Geography: The Pfalz vineyards occupy the lower slopes of a single range of hills, the Haardt, between 500-700 feet a.s.l facing east over a plain. The hills–the Haardt Gebirge–run from 1,000–1,200 feet a.s.l, crowned by forests, and extend from Herxheim (north of Bad Dürkeim) to near the French border with Alsace. The vineyards run 50 miles on the Deutsche Weinstrasse (‘German Wine Road’) from Klienbockenheim in the north to Schweigen-Rechtenbach on the French frontier to the south. The route directly passes 35 towns, with another dozen or so within two to three miles of it. The Pfalz can be divided into three parts:

– 1) The Unter Haardt is the northern third. Wines are made near the border with Hesse in the villages of Zell (not the same as the the Zell in the Mosel), and Harxheim (not to be confused with Herxheim further south in the Pfalz near Bad Dürkheim).

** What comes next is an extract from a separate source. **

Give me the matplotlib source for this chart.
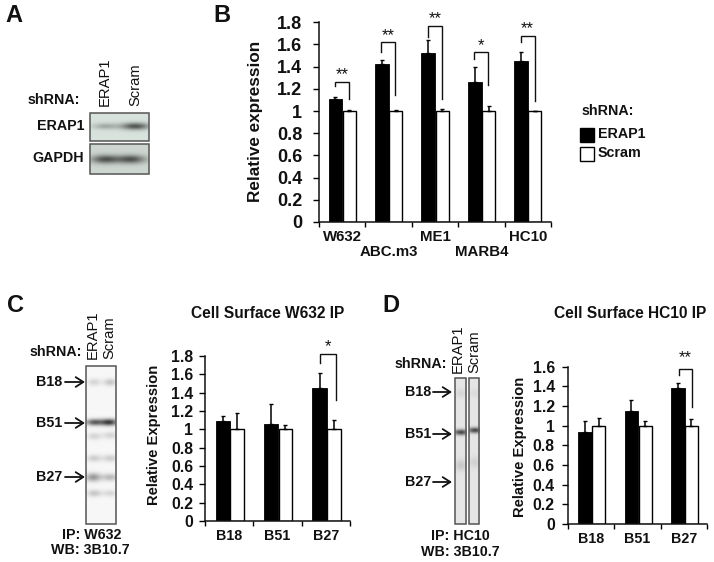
import numpy as np
import matplotlib
matplotlib.use("Agg")
import matplotlib.pyplot as plt
from matplotlib.patches import Rectangle

plt.rcParams['font.family'] = ['Liberation Sans', 'DejaVu Sans']
W, H = 714, 562
INK = '#111111'

# ---- data ----
b_groups = ['W632', 'ABC.m3', 'ME1', 'MARB4', 'HC10']
b_erap1 = [1.11, 1.42, 1.52, 1.26, 1.45]
b_erap1_err = [0.015, 0.04, 0.12, 0.135, 0.085]
b_scram = [1.0, 1.0, 1.0, 1.0, 1.0]
b_scram_err = [0.006, 0.006, 0.015, 0.05, 0.004]
b_stars = ['**', '**', '**', '*', '**']
b_top = [1.265, 1.623, 1.77, 1.533, 1.68]
b_left = [1.226, 1.53, 1.67, 1.466, 1.62]
b_right = [1.106, 1.145, 1.106, 1.235, 1.094]
b_yticks = [0, .2, .4, .6, .8, 1, 1.2, 1.4, 1.6, 1.8]

hla_groups = ['B18', 'B51', 'B27']
c_erap1 = [1.09, 1.06, 1.45]
c_erap1_err = [0.06, 0.215, 0.17]
c_scram = [1.0, 1.0, 1.0]
c_scram_err = [0.175, 0.05, 0.1]
c_yticks = [0, .2, .4, .6, .8, 1, 1.2, 1.4, 1.6, 1.8]

d_erap1 = [0.94, 1.15, 1.38]
d_erap1_err = [0.11, 0.11, 0.05]
d_scram = [1.0, 1.0, 1.0]
d_scram_err = [0.08, 0.05, 0.07]
d_yticks = [0, .2, .4, .6, .8, 1, 1.2, 1.4, 1.6]

# gel bands: lane x, y, half-width x, half-width y, darkness (pixels of the figure)
a_erap1_bands = [(105, 126, 9, 2.2, .25), (135, 126, 10, 2.5, .62)]
a_gapdh_bands = [(105, 159, 10, 3, .6), (131, 159, 10, 3, .6)]
c_bands = [(94, 382, 4.5, 2.5, .14), (110, 382, 4.5, 2.5, .2),
           (94, 422, 6, 2.3, .6), (109, 422, 6, 2.4, .75),
           (94, 436, 5, 2.5, .14), (110, 435, 5, 2.5, .14),
           (94, 458, 5, 2.5, .17), (110, 458, 5, 2.5, .17),
           (93, 477, 5.5, 3, .38), (110, 477, 5.5, 2.6, .25),
           (94, 493, 5, 2.4, .2), (110, 493, 5, 2.4, .13)]
d_left_bands = [(460, 432, 5, 2, .7), (460, 393, 4, 3, .07), (460, 465, 4, 4, .13)]
d_right_bands = [(474, 430, 5, 2, .7), (474, 393, 4, 3, .05), (474, 462, 4, 4, .09)]

fig = plt.figure(figsize=(W / 100, H / 100), dpi=100)
bg = fig.add_axes([0, 0, 1, 1], zorder=0)


def blot(x0, y0, x1, y1, tint, bands, edge='#555555'):
    xs, ys = np.meshgrid(np.arange(x0, x1, .5), np.arange(y0, y1, .5))
    ink = np.zeros_like(xs, dtype=float)
    for cx, cy, sx, sy, amp in bands:
        ink += amp * np.exp(-((xs - cx) / sx) ** 2 / 2 - ((ys - cy) / sy) ** 2 / 2)
    rgb = np.dstack([c * (1 - np.clip(ink, 0, 1)) for c in tint])
    bg.imshow(rgb, extent=(x0, x1, y1, y0), aspect='auto', interpolation='bilinear')
    bg.add_patch(Rectangle((x0, y0), x1 - x0, y1 - y0, fill=False, ec=edge, lw=1.1))


blot(90, 113, 149, 141, (.85, .89, .87), a_erap1_bands)
blot(90, 144, 149, 174, (.81, .84, .82), a_gapdh_bands)
blot(86, 366, 116, 524, (.97, .97, .97), c_bands)
blot(454.5, 378, 466, 524, (.90, .90, .90), d_left_bands)
blot(468.5, 378, 479, 524, (.90, .90, .90), d_right_bands)
bg.set_xlim(0, W)
bg.set_ylim(H, 0)
bg.axis('off')


def T(x, y, s, size=10.3, weight='bold', ha='center', va='center', rot=0):
    bg.text(x, y, s, fontsize=size, fontweight=weight, ha=ha, va=va, rotation=rot,
            color=INK, rotation_mode='anchor' if rot else 'default')


for x, y, s in [(5, 15, 'A'), (213, 15, 'B'), (7, 305, 'C'), (382, 305, 'D')]:
    T(x, y, s, size=17, ha='left')

# A labels
T(80, 100, 'shRNA:', ha='right')
T(84, 126, 'ERAP1', ha='right')
T(84, 158, 'GAPDH', ha='right')
T(105, 106, 'ERAP1', size=10.6, weight='normal', ha='left', rot=90)
T(135, 106, 'Scram', size=10.6, weight='normal', ha='left', rot=90)

# legend
T(582, 111, 'shRNA:', ha='left')
bg.add_patch(Rectangle((580, 128), 14, 13.5, fc='black', ec='black', lw=1))
bg.add_patch(Rectangle((580, 147), 14, 13.5, fc='white', ec='black', lw=1))
T(598, 134, 'ERAP1', ha='left')
T(598, 153, 'Scram', ha='left')

# C labels
T(82, 352, 'shRNA:', ha='right')
T(93, 359, 'ERAP1', size=10.6, weight='normal', ha='left', rot=90)
T(109, 359, 'Scram', size=10.6, weight='normal', ha='left', rot=90)
T(92, 535, 'IP: W632')
T(90, 550, 'WB: 3B10.7')
T(267.5, 313, 'Cell Surface W632 IP', size=11.2)

# D labels
T(447, 364, 'shRNA:', ha='right')
T(458, 373, 'ERAP1', size=10.6, weight='normal', ha='left', rot=90)
T(474, 373, 'Scram', size=10.6, weight='normal', ha='left', rot=90)
T(460, 536, 'IP: HC10')
T(460, 552, 'WB: 3B10.7')
T(630, 313, 'Cell Surface HC10 IP', size=11.2)


def arrow(label, x_text, x0, x1, y):
    T(x_text, y, label, ha='right')
    bg.annotate('', xy=(x1, y), xytext=(x0, y),
                arrowprops=dict(arrowstyle='->,head_length=0.55,head_width=0.35', lw=1.3,
                                color=INK, shrinkA=0, shrinkB=0))


for lab, y in zip(hla_groups, [382, 423, 477]):
    arrow(lab, 62, 65, 85, y)
for lab, y in zip(hla_groups, [392, 434, 482]):
    arrow(lab, 431, 433, 452, y)


def panel(x0, x1, y_top, y0, ymax, ticks, groups, black, black_err, white, white_err,
          tick_size, cat_size, ylabel, yl_x, yl_y, yl_size, bw=(.355, .655), w=.30, pad=4):
    ax = fig.add_axes([x0 / W, 1 - y0 / H, (x1 - x0) / W, (y0 - y_top) / H], zorder=2)
    ax.patch.set_alpha(0)
    n = len(groups)
    pos = np.arange(n)
    ekw = dict(ecolor='black', elinewidth=1.1, capsize=1.6, capthick=1.0)
    ax.bar(pos + bw[0], black, w, color='black', edgecolor='black', linewidth=.6,
           yerr=[np.zeros(n), black_err], error_kw=ekw)
    ax.bar(pos + bw[1], white, w - .02, color='white', edgecolor='black', linewidth=1.0,
           yerr=[np.zeros(n), white_err], error_kw=ekw)
    ax.set_xlim(0, n)
    ax.set_ylim(0, ymax)
    for s in ('top', 'right'):
        ax.spines[s].set_visible(False)
    for s in ('left', 'bottom'):
        ax.spines[s].set_linewidth(1.1)
        ax.spines[s].set_color(INK)
    ax.set_yticks(ticks, [f'{t:g}' for t in ticks], fontsize=tick_size, fontweight='bold', color=INK)
    ax.set_xticks(np.arange(n + 1), [''] * (n + 1))
    ax.set_xticks(pos + .5, groups, minor=True, fontsize=cat_size, fontweight='bold', color=INK)
    ax.tick_params(axis='y', length=4.5, width=1.0, pad=pad)
    ax.tick_params(axis='x', which='major', length=3.5, width=1.0)
    ax.tick_params(axis='x', which='minor', length=0, pad=6)
    ax.set_ylabel(ylabel, fontsize=yl_size, fontweight='bold', color=INK)
    ax.yaxis.set_label_coords((yl_x - x0) / (x1 - x0), (y0 - yl_y) / (y0 - y_top))
    return ax


def bracket(ax, i, xl, xr, top, left, right, stars, y_star, size=12):
    ax.plot([i + xl, i + xl, i + xr, i + xr], [left, top, top, right], color=INK, lw=1.0,
            clip_on=False, solid_joinstyle='miter')
    ax.text(i + (xl + xr) / 2, y_star, stars, ha='center', va='center', fontsize=size,
            color=INK, clip_on=False)


ax_b = panel(319, 551, 22.3, 222, 1.8, b_yticks, b_groups, b_erap1, b_erap1_err, b_scram, b_scram_err,
             13, 10.8, 'Relative expression', 263, 121, 12.3, pad=7.5)
for t in ax_b.xaxis.get_minor_ticks()[1::2]:
    t.set_pad(16.5)
for i in range(len(b_groups)):
    bracket(ax_b, i, .345, .647, b_top[i], b_left[i], b_right[i], b_stars[i], b_top[i] + .06)

ax_c = panel(205, 350, 356, 521, 1.8, c_yticks, hla_groups, c_erap1, c_erap1_err, c_scram, c_scram_err,
             11.3, 10.3, 'Relative Expression', 161, 435, 10.6, bw=(.37, .665), w=.30)
bracket(ax_c, 2, .38, .71, 1.825, 1.72, 1.316, '*', 1.9)

ax_d = panel(568, 707, 366.7, 524, 1.6, d_yticks, hla_groups, d_erap1, d_erap1_err, d_scram, d_scram_err,
             11.3, 10.3, 'Relative Expression', 527, 447, 10.6, bw=(.37, .665), w=.30, pad=5)
bracket(ax_d, 2, .39, .68, 1.58, 1.515, 1.194, '**', 1.69)

fig.savefig('out.png', dpi=100)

– 2) The Mittel Haardt is the central section of the Pfalz comprising 17 villages. These are Asselheim, Bad Dürkheim, Bissersheim, Böchingen, Bockenheim an der Weinstrasse, Dackenheim, Deidesheim, Diedesfeld, Dirmstein, Duttweiler, Ellerstadt, Erpolzheim, Forst, Freinsheim, Gimmeldingen, Gönnheim, Grosskarlbach, Haardt, Hambach, Herxheim am Berg, Kallstadt, Kindenheim, Kirchheim an der Weinstrasse, Königsbach, Leisböhl, Leistadt, Meckenheim, Mussbach, Neustadt an der Weinstrasse, Niederkirchen, Obersülzen, Ruppertsberg, Sausenheim, Ungstein, Wachenheim.

– 3) The Ober Haardt  is between Neustadt and the border with France comprising over 100 villages, most of which are on the plain, exceptions being the better hillside villages of Hambach, Maikammer, St Martin, Rhodt, Weyer, and Burrweiler.

Tourism: The Pfalz is known for walled villages, half-timbered houses with steep roofs and flower-filled window boxes, game and trout streams, as well as Federweisser or ‘feather-white (still-fermenting grape juice served at harvest time) and Schoppenwein (jug wine, ‘vin de carafe’).

Climate: Pfalz is among Germany’s warmest, driest, sunniest wine regions and unusually for its latitude it produces cherries, peaches, plums, lemons, apricots, apples, figs, almonds and sweet chestnuts as well as wine. The Pfalz is unofficially called the “German Tuscany”. The centre of the region comprises the Mittelhaardt villages of Wachenheim, Deidesheim, Forst and Ruppertsberg.


Certified Biodynamic: Das Hirschhorner Weinkontor Frank John (Neustadt). | Weingut A Christmann (Gimmeldingen). | Weingut Alter Zollberg (Schweigen). | Weingut Bender (Eschbach). | Weingut Dr Bürklin-Wolf (Wachenheim). | Weingut Dr Wehrheim (Birkweiler). | Weingut Eymann (Gönnheim). | Weingut Janson Bernhard (Harxheim). | Weingut Jürgen Leiner (Ilbesheim). | Weingut Odinstal (Wachenheim). | Weingut Müller-Catoir (Haardt an der Weinstrasse). | Weingut Pflüger (Bad Dürkheim). | Weingut Rebholz (Siebeldingen).

Certified organic: Reichsrat von Bühl (Bad Dürkheim). | Weingut Brand (Bockenheim an der Weinstrasse). | Weingut Fitz-Ritter (Bad Dürkheim).